> _WHAT TO PRODUCE_: Leave out every picture, then transcribe the rest of the listing exactly.

————————

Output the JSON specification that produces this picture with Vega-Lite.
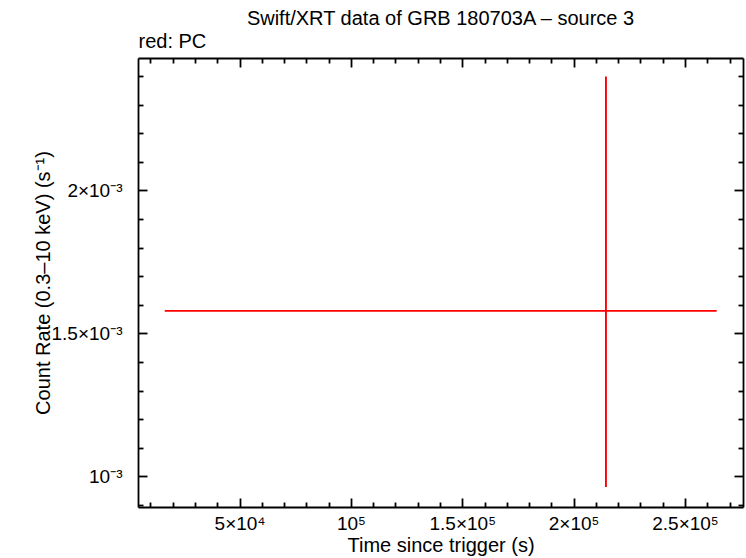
{
  "$schema": "https://vega.github.io/schema/vega-lite/v6.json",
  "width": 605,
  "height": 449,
  "autosize": "none",
  "padding": {"left": 138, "top": 58, "right": 3, "bottom": 51},
  "background": "white",
  "config": {
    "view": {"stroke": null},
    "font": "Liberation Sans",
    "axis": {"grid": false, "domainColor": "black", "domainWidth": 1.8, "tickColor": "black", "tickWidth": 1.8, "labelColor": "black", "titleColor": "black", "titleFontWeight": "normal", "labelFont": "Liberation Sans", "titleFont": "Liberation Sans"}
  },
  "title": {"text": "Swift/XRT data of GRB 180703A – source 3", "fontSize": 20, "fontWeight": "normal", "font": "Liberation Sans", "anchor": "middle", "offset": 2, "color": "black"},
  "data": {"values": [
    {"t": 214510, "tmin": 16400, "tmax": 264240, "rate": 0.001579, "rlo": 0.000963, "rhi": 0.002398}
  ]},
  "layer": [
    {
      "mark": {"type": "rule", "color": "#ff0000", "strokeWidth": 1.7},
      "encoding": {
        "x": {"field": "tmin", "type": "quantitative", "scale": {"domain": [4400, 276050], "nice": false, "zero": false},
          "axis": {"orient": "bottom", "title": "Time since trigger (s)", "titleFontSize": 20, "titlePadding": 2, "labelFontSize": 19, "labelPadding": 16,
            "values": [10000,20000,30000,40000,50000,60000,70000,80000,90000,100000,110000,120000,130000,140000,150000,160000,170000,180000,190000,200000,210000,220000,230000,240000,250000,260000,270000],
            "tickSize": {"condition": {"test": "datum.value % 50000 == 0", "value": -9}, "value": -5},
            "labelExpr": "datum.value == 50000 ? '5×10⁴' : datum.value == 100000 ? '10⁵' : datum.value == 150000 ? '1.5×10⁵' : datum.value == 200000 ? '2×10⁵' : datum.value == 250000 ? '2.5×10⁵' : ''"}},
        "x2": {"field": "tmax"},
        "y": {"field": "rate", "type": "quantitative", "scale": {"domain": [0.000893, 0.002463], "nice": false, "zero": false},
          "axis": {"orient": "left", "title": "Count Rate (0.3–10 keV) (s⁻¹)", "titleFontSize": 20, "titleX": -95, "titleY": 224.5, "titleAngle": -90, "titleAlign": "center", "titleBaseline": "middle", "labelFontSize": 19, "labelPadding": 25,
            "values": [0.0009,0.001,0.0011,0.0012,0.0013,0.0014,0.0015,0.0016,0.0017,0.0018,0.0019,0.002,0.0021,0.0022,0.0023,0.0024],
            "tickSize": {"condition": {"test": "round(datum.value*10000) % 5 == 0", "value": -9}, "value": -5},
            "labelExpr": "round(datum.value*10000) == 10 ? '10⁻³' : round(datum.value*10000) == 15 ? '1.5×10⁻³' : round(datum.value*10000) == 20 ? '2×10⁻³' : ''"}}
      }
    },
    {
      "mark": {"type": "rule", "color": "#ff0000", "strokeWidth": 1.9},
      "encoding": {
        "x": {"field": "t", "type": "quantitative",
          "axis": {"orient": "top", "title": "red: PC", "titleFontSize": 20, "titleAnchor": "start", "titleAlign": "left", "titlePadding": 6, "labels": false,
            "values": [10000,20000,30000,40000,50000,60000,70000,80000,90000,100000,110000,120000,130000,140000,150000,160000,170000,180000,190000,200000,210000,220000,230000,240000,250000,260000,270000],
            "tickSize": {"condition": {"test": "datum.value % 50000 == 0", "value": -9}, "value": -5}}},
        "y": {"field": "rlo", "type": "quantitative",
          "axis": {"orient": "right", "title": null, "labels": false,
            "values": [0.0009,0.001,0.0011,0.0012,0.0013,0.0014,0.0015,0.0016,0.0017,0.0018,0.0019,0.002,0.0021,0.0022,0.0023,0.0024],
            "tickSize": {"condition": {"test": "round(datum.value*10000) % 5 == 0", "value": -9}, "value": -5}}},
        "y2": {"field": "rhi"}
      }
    }
  ],
  "resolve": {"axis": {"x": "independent", "y": "independent"}}
}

————————

> _FULL SOLUTION_:
Output the JSON specification that produces this picture with Vega-Lite.
{
  "$schema": "https://vega.github.io/schema/vega-lite/v6.json",
  "width": 605,
  "height": 449,
  "autosize": "none",
  "padding": {"left": 138, "top": 58, "right": 3, "bottom": 51},
  "background": "white",
  "config": {
    "view": {"stroke": null},
    "font": "Liberation Sans",
    "axis": {"grid": false, "domainColor": "black", "domainWidth": 1.8, "tickColor": "black", "tickWidth": 1.8, "labelColor": "black", "titleColor": "black", "titleFontWeight": "normal", "labelFont": "Liberation Sans", "titleFont": "Liberation Sans"}
  },
  "title": {"text": "Swift/XRT data of GRB 180703A – source 3", "fontSize": 20, "fontWeight": "normal", "font": "Liberation Sans", "anchor": "middle", "offset": 2, "color": "black"},
  "data": {"values": [
    {"t": 214510, "tmin": 16400, "tmax": 264240, "rate": 0.001579, "rlo": 0.000963, "rhi": 0.002398}
  ]},
  "layer": [
    {
      "mark": {"type": "rule", "color": "#ff0000", "strokeWidth": 1.7},
      "encoding": {
        "x": {"field": "tmin", "type": "quantitative", "scale": {"domain": [4400, 276050], "nice": false, "zero": false},
          "axis": {"orient": "bottom", "title": "Time since trigger (s)", "titleFontSize": 20, "titlePadding": 2, "labelFontSize": 19, "labelPadding": 16,
            "values": [10000,20000,30000,40000,50000,60000,70000,80000,90000,100000,110000,120000,130000,140000,150000,160000,170000,180000,190000,200000,210000,220000,230000,240000,250000,260000,270000],
            "tickSize": {"condition": {"test": "datum.value % 50000 == 0", "value": -9}, "value": -5},
            "labelExpr": "datum.value == 50000 ? '5×10⁴' : datum.value == 100000 ? '10⁵' : datum.value == 150000 ? '1.5×10⁵' : datum.value == 200000 ? '2×10⁵' : datum.value == 250000 ? '2.5×10⁵' : ''"}},
        "x2": {"field": "tmax"},
        "y": {"field": "rate", "type": "quantitative", "scale": {"domain": [0.000893, 0.002463], "nice": false, "zero": false},
          "axis": {"orient": "left", "title": "Count Rate (0.3–10 keV) (s⁻¹)", "titleFontSize": 20, "titleX": -95, "titleY": 224.5, "titleAngle": -90, "titleAlign": "center", "titleBaseline": "middle", "labelFontSize": 19, "labelPadding": 25,
            "values": [0.0009,0.001,0.0011,0.0012,0.0013,0.0014,0.0015,0.0016,0.0017,0.0018,0.0019,0.002,0.0021,0.0022,0.0023,0.0024],
            "tickSize": {"condition": {"test": "round(datum.value*10000) % 5 == 0", "value": -9}, "value": -5},
            "labelExpr": "round(datum.value*10000) == 10 ? '10⁻³' : round(datum.value*10000) == 15 ? '1.5×10⁻³' : round(datum.value*10000) == 20 ? '2×10⁻³' : ''"}}
      }
    },
    {
      "mark": {"type": "rule", "color": "#ff0000", "strokeWidth": 1.9},
      "encoding": {
        "x": {"field": "t", "type": "quantitative",
          "axis": {"orient": "top", "title": "red: PC", "titleFontSize": 20, "titleAnchor": "start", "titleAlign": "left", "titlePadding": 6, "labels": false,
            "values": [10000,20000,30000,40000,50000,60000,70000,80000,90000,100000,110000,120000,130000,140000,150000,160000,170000,180000,190000,200000,210000,220000,230000,240000,250000,260000,270000],
            "tickSize": {"condition": {"test": "datum.value % 50000 == 0", "value": -9}, "value": -5}}},
        "y": {"field": "rlo", "type": "quantitative",
          "axis": {"orient": "right", "title": null, "labels": false,
            "values": [0.0009,0.001,0.0011,0.0012,0.0013,0.0014,0.0015,0.0016,0.0017,0.0018,0.0019,0.002,0.0021,0.0022,0.0023,0.0024],
            "tickSize": {"condition": {"test": "round(datum.value*10000) % 5 == 0", "value": -9}, "value": -5}}},
        "y2": {"field": "rhi"}
      }
    }
  ],
  "resolve": {"axis": {"x": "independent", "y": "independent"}}
}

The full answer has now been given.